Tengo la buena o mala suerte de ser vecino de mi hermana menor. Ella cría perros sin raza, los famosos tinaqueros, y le he dicho que esos sacos de pulgas no asustan a nadie y me contesta que puede que no detengan a un fornido delincuente, pero le avisan que algo está pasando.
A la luz de esa filosófica respuesta, podríamos darle al verbo ladrar un nuevo significado, algo aproximado a la protesta profética, o bien, al discurso insistente sobre un inconveniente en particular. Suena media tosca esta comparación. Pero ladrar para señalar la proximidad de una nueva maldad o el regreso de una antigua, es una metáfora grosera que pretende ser conveniente.
Generalmente los ladridos terminan por ser aborrecidos. ¡Cuántas maldiciones no les lanzó a los sacos de pulgas de mi hermana cuando insisten en ladrarle a toda sombra! Muchas veces el común de los mortales busca reemplazarlos por cascabeles melodiosos. Para las apáticas y desinformadas masas ladrar no tiene objeto. Sin vislumbrar posibilidades de superar el problema, prefiere no enterarse del mismo. ¿Entonces?
Por suerte, ser masa no es una condición irreversible. Siempre hay personas, como mi hermana, con el oído presto y atento. Puede que no los veamos y que nunca sepamos de ellos, pero por ahí andan. Esa es nuestra convicción de fe.

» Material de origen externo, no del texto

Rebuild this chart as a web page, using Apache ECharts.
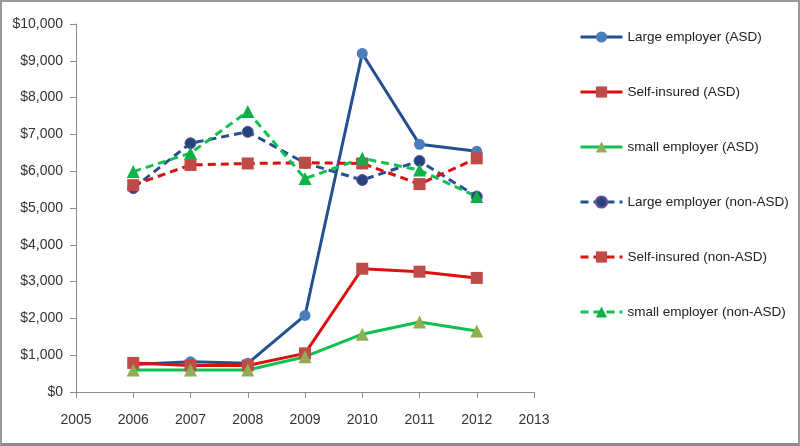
<!DOCTYPE html>
<html><head><meta charset="utf-8">
<script src="https://cdn.jsdelivr.net/npm/echarts@6/dist/echarts.min.js"></script>
<style>
html,body{margin:0;padding:0;background:#fff;}
#c{width:800px;height:446px;box-sizing:border-box;border:2px solid #9a9a9a;border-bottom:3px solid #8a8a8a;}
</style></head>
<body><div id="c"></div>
<script>
const years = [2006, 2007, 2008, 2009, 2010, 2011, 2012];
const largeASD = [750, 820, 780, 2080, 9200, 6730, 6540];
const selfASD = [790, 720, 720, 1050, 3350, 3270, 3100];
const smallASD = [600, 600, 600, 960, 1570, 1900, 1660];
const largeNon = [5540, 6760, 7070, 6220, 5760, 6280, 5310];
const selfNon = [5620, 6170, 6210, 6230, 6210, 5650, 6350];
const smallNon = [5990, 6490, 7620, 5800, 6350, 6030, 5310];
const names = ['Large employer (ASD)', 'Self-insured (ASD)', 'small employer (ASD)',
  'Large employer (non-ASD)', 'Self-insured (non-ASD)', 'small employer (non-ASD)'];

const pair = arr => years.map((y, i) => [y, arr[i]]);
const FONT = '"Liberation Sans", Arial, sans-serif';

function mk(name, data, color, mColor, mBorder, symbol, size, dashed) {
  return {
    name, type: 'line', data: pair(data), symbol, symbolSize: size,
    lineStyle: { color, width: 3, type: dashed ? [8, 5] : 'solid' },
    itemStyle: { color: mColor, borderColor: mBorder, borderWidth: mBorder ? 1 : 0 },
    emphasis: { disabled: true }
  };
}

const chart = echarts.init(document.getElementById('c'));
chart.setOption({
  animation: false,
  grid: { left: 74, right: 264, top: 22, bottom: 51 },
  xAxis: {
    type: 'value', min: 2005, max: 2013, interval: 1,
    axisLine: { lineStyle: { color: '#8c8c8c', width: 1 } },
    axisTick: { show: true, length: 6, lineStyle: { color: '#8c8c8c' } },
    splitLine: { show: false },
    axisLabel: { formatter: v => String(v), color: '#333', fontFamily: FONT, fontSize: 14, margin: 21 }
  },
  yAxis: {
    type: 'value', min: 0, max: 10000, interval: 1000,
    axisLine: { show: true, lineStyle: { color: '#8c8c8c', width: 1 } },
    axisTick: { show: true, length: 6, lineStyle: { color: '#8c8c8c' } },
    splitLine: { show: false },
    axisLabel: { formatter: v => '$' + v.toLocaleString('en-US'), color: '#333', fontFamily: FONT, fontSize: 14, margin: 13 }
  },
  legend: {
    orient: 'vertical', left: 572, top: 23, itemWidth: 42, itemHeight: 14, itemGap: 41,
    lineStyle: { width: 3 },
    textStyle: { color: '#222', fontFamily: FONT, fontSize: 13.5 },
    data: names
  },
  series: [
    mk(names[0], largeASD, '#25508f', '#4a7ebb', null, 'circle', 11, false),
    mk(names[1], selfASD, '#dd1010', '#be4b48', null, 'rect', 12, false),
    mk(names[2], smallASD, '#10c050', '#8eae53', null, 'triangle', 13, false),
    mk(names[3], largeNon, '#25508f', '#22457e', '#6b4f9a', 'circle', 11, true),
    mk(names[4], selfNon, '#dd1010', '#be4b48', null, 'rect', 12, true),
    mk(names[5], smallNon, '#10c050', '#10b048', null, 'triangle', 13, true)
  ]
});
</script></body></html>
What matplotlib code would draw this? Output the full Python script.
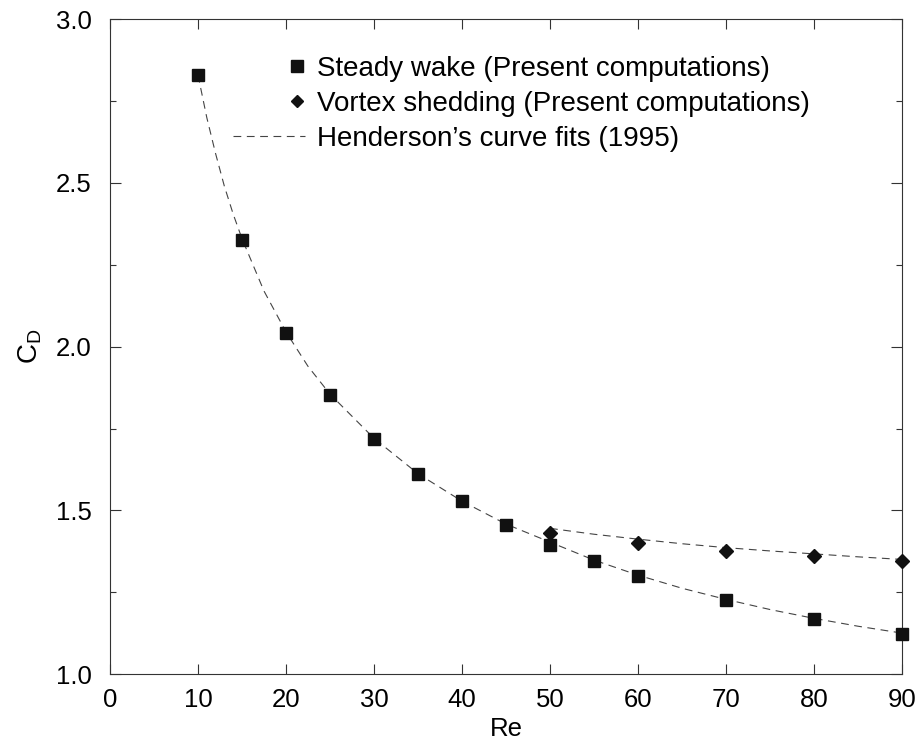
import matplotlib
matplotlib.use("Agg")
import matplotlib.pyplot as plt
from matplotlib.legend_handler import HandlerLine2D
from matplotlib.lines import Line2D

plt.rcParams['font.family'] = ['Liberation Sans', 'DejaVu Sans']
plt.rcParams['mathtext.fontset'] = 'custom'
plt.rcParams['mathtext.rm'] = 'Liberation Sans'
plt.rcParams['mathtext.it'] = 'Liberation Sans'

# --- data ---
re_steady = [10, 15, 20, 25, 30, 35, 40, 45, 50, 55, 60, 70, 80, 90]
cd_steady = [2.83, 2.326, 2.041, 1.853, 1.718, 1.610, 1.528, 1.455, 1.393,
             1.345, 1.300, 1.225, 1.167, 1.121]

re_shed = [50, 60, 70, 80, 90]
cd_shed = [1.430, 1.401, 1.376, 1.359, 1.345]

# Henderson's curve fits
re_fit_steady = [10, 11, 12, 13, 14, 15, 17.5, 20, 22.5, 25, 30, 35, 40, 45,
                 50, 55, 60, 65, 70, 75, 80, 85, 90]
cd_fit_steady = [2.83, 2.70, 2.59, 2.49, 2.405, 2.33, 2.17, 2.045, 1.94, 1.855,
                 1.72, 1.612, 1.528, 1.458, 1.403, 1.348, 1.302, 1.262, 1.228,
                 1.197, 1.170, 1.146, 1.125]
re_fit_shed = [50, 55, 60, 65, 70, 75, 80, 85, 90]
cd_fit_shed = [1.445, 1.427, 1.412, 1.398, 1.386, 1.376, 1.367, 1.358, 1.350]

xticks = [0, 10, 20, 30, 40, 50, 60, 70, 80, 90]
yticks = [1.0, 1.5, 2.0, 2.5, 3.0]

labels = ['Steady wake (Present computations)',
          'Vortex shedding (Present computations)',
          "Henderson\u2019s curve fits (1995)"]


class RightMarkerHandler(HandlerLine2D):
    # single marker at the right end of the key, no line
    def create_artists(self, legend, orig_handle, xdescent, ydescent,
                       width, height, fontsize, trans):
        x = -xdescent + width - 0.3 * fontsize
        y = (height - ydescent) / 2
        m = Line2D([x], [y])
        self.update_prop(m, orig_handle, legend)
        m.set_linestyle('none')
        m.set_transform(trans)
        return [m]


fig = plt.figure(figsize=(9.21, 7.48), dpi=100)
ax = fig.add_axes([0.1194, 0.0989, 0.8600, 0.8753])

line_kw = dict(color='#444444', lw=0.8, dashes=(7, 5))
ax.plot(re_fit_steady, cd_fit_steady, **line_kw)
ax.plot(re_fit_shed, cd_fit_shed, **line_kw)

ax.plot(re_steady, cd_steady, ls='none', marker='s', ms=8.5,
        color='#111111', mec='#111111', clip_on=False, zorder=3)
ax.plot(re_shed, cd_shed, ls='none', marker='D', ms=7.5,
        color='#111111', mec='#111111', clip_on=False, zorder=3)

ax.set_xlim(0, 90)
ax.set_ylim(1.0, 3.0)
ax.set_xticks(xticks)
ax.set_yticks(yticks)
ax.set_yticks([1.25, 1.75, 2.25, 2.75], minor=True)
ax.set_yticklabels([f'{v:.1f}' for v in yticks])

ax.tick_params(axis='both', which='both', direction='in', top=True, right=True,
               labelsize=18.5, color='#333333', width=0.8)
ax.tick_params(axis='x', which='major', length=7, pad=10)
ax.tick_params(axis='y', which='major', length=8, pad=13)
ax.tick_params(axis='y', which='minor', length=4)
for sp in ax.spines.values():
    sp.set_color('#333333')
    sp.set_linewidth(0.8)

ax.set_xlabel('Re', fontsize=18.5, labelpad=4)
ax.set_ylabel(r'$\mathregular{C_D}$', fontsize=20, labelpad=9)

h_sq = Line2D([], [], ls='none', marker='s', ms=8, color='#111111')
h_di = Line2D([], [], ls='none', marker='D', ms=6.5, color='#111111')
h_ln = Line2D([], [], **line_kw)
handler = RightMarkerHandler()
ax.legend([h_sq, h_di, h_ln], labels, loc='upper left',
          bbox_to_anchor=(0.155, 0.944), frameon=False, fontsize=20,
          handlelength=2.6, handletextpad=0.43, labelspacing=0.32,
          borderpad=0, borderaxespad=0,
          handler_map={h_sq: handler, h_di: handler})

fig.savefig('out.png', dpi=100)
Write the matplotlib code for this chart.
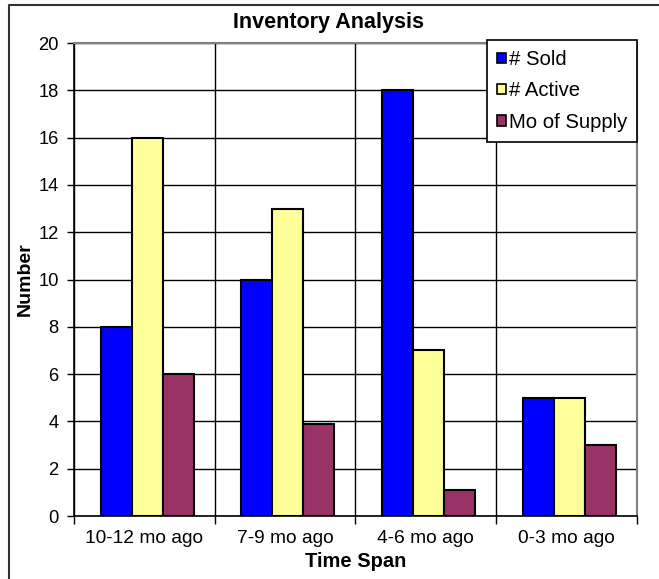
import matplotlib.pyplot as plt
import numpy as np
from matplotlib.lines import Line2D

plt.rcParams['font.family'] = ['Liberation Sans', 'DejaVu Sans']

# data
periods = ['10-12 mo ago', '7-9 mo ago', '4-6 mo ago', '0-3 mo ago']
sold = [8, 10, 18, 5]
active = [16, 13, 7, 5]
supply = [6, 3.9, 1.1, 3]
series_names = ['# Sold', '# Active', 'Mo of Supply']
colors = ['#0000FF', '#FFFF99', '#993366']

fig = plt.figure(figsize=(6.59, 5.79), dpi=100)
ax = fig.add_axes([0.1123, 0.1088, 0.8543, 0.8169])

# outer chart border (only top and left show in the cropped screenshot)
fig.lines.append(Line2D([0.014, 0.014, 0.998], [0.0, 0.991, 0.991],
                        transform=fig.transFigure, color='#333333', linewidth=1.5))

x = np.arange(len(periods))
w = 0.22
for i, (vals, name, c) in enumerate(zip([sold, active, supply], series_names, colors)):
    ax.bar(x + (i - 1) * w + 0.02, vals, width=w, color=c, edgecolor='black',
           linewidth=1.5, label=name, zorder=3)

ax.set_xlim(-0.5, len(periods) - 0.5)
ax.set_ylim(0, 20)
ax.set_yticks(range(0, 21, 2))
ax.set_xticks(x)
ax.set_xticklabels(periods)
ax.set_xticks(np.arange(-0.5, len(periods), 1.0), minor=True)
ax.tick_params(axis='x', which='major', length=0, labelsize=13.8, pad=10)
ax.tick_params(axis='x', which='minor', length=6, width=1, color='black')
ax.tick_params(axis='y', length=5, width=1, labelsize=13.2, color='black', pad=6)

ax.grid(axis='y', color='black', linewidth=1, zorder=0)
ax.grid(axis='x', which='minor', color='black', linewidth=1, zorder=0)
ax.set_axisbelow(True)

for s in ['top', 'right']:
    ax.spines[s].set_color('#808080')
    ax.spines[s].set_linewidth(1.5)
for s in ['left', 'bottom']:
    ax.spines[s].set_color('black')
    ax.spines[s].set_linewidth(1.2)

fig.text(0.498, 0.962, 'Inventory Analysis', fontsize=15.5, fontweight='bold',
         ha='center', va='center')
ax.set_ylabel('Number', fontsize=14, fontweight='bold', labelpad=3)
ax.set_xlabel('Time Span', fontsize=14.5, fontweight='bold', labelpad=4)

leg = ax.legend(loc='upper right', bbox_to_anchor=(1.0, 1.006), fontsize=14.6,
                frameon=True, fancybox=False, framealpha=1, edgecolor='black',
                handlelength=0.4, handleheight=0.4, handletextpad=0.15,
                labelspacing=0.6, borderpad=0.5, borderaxespad=0)
leg.get_frame().set_linewidth(1.2)
for h in leg.legend_handles:
    h.set_linewidth(1.2)

fig.savefig('out.png', dpi=100)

De repente de eso estamos hablando. De voces no escuchadas por los adultos convertidas en el faro que evita el naufragio; todo porque un niño escuchó los ladridos.
De repente de eso estamos hablando. De que un cerebro, gracias al ejercicio de reflexión provocado por el ladrar, realice interconexiones neurológicas y despierte. No hay control sobre quien escucha, ni que efecto tiene lo escuchado. Pero cuando una mente empieza a funcionar, cualquier cosa puede pasar.
De repente de eso estamos hablando. De que el intruso sepa que es posible que el dueño de la casa se puede despertar y sorprenderlo en plena faena delictiva. De repente ladrar sí sirve de algo.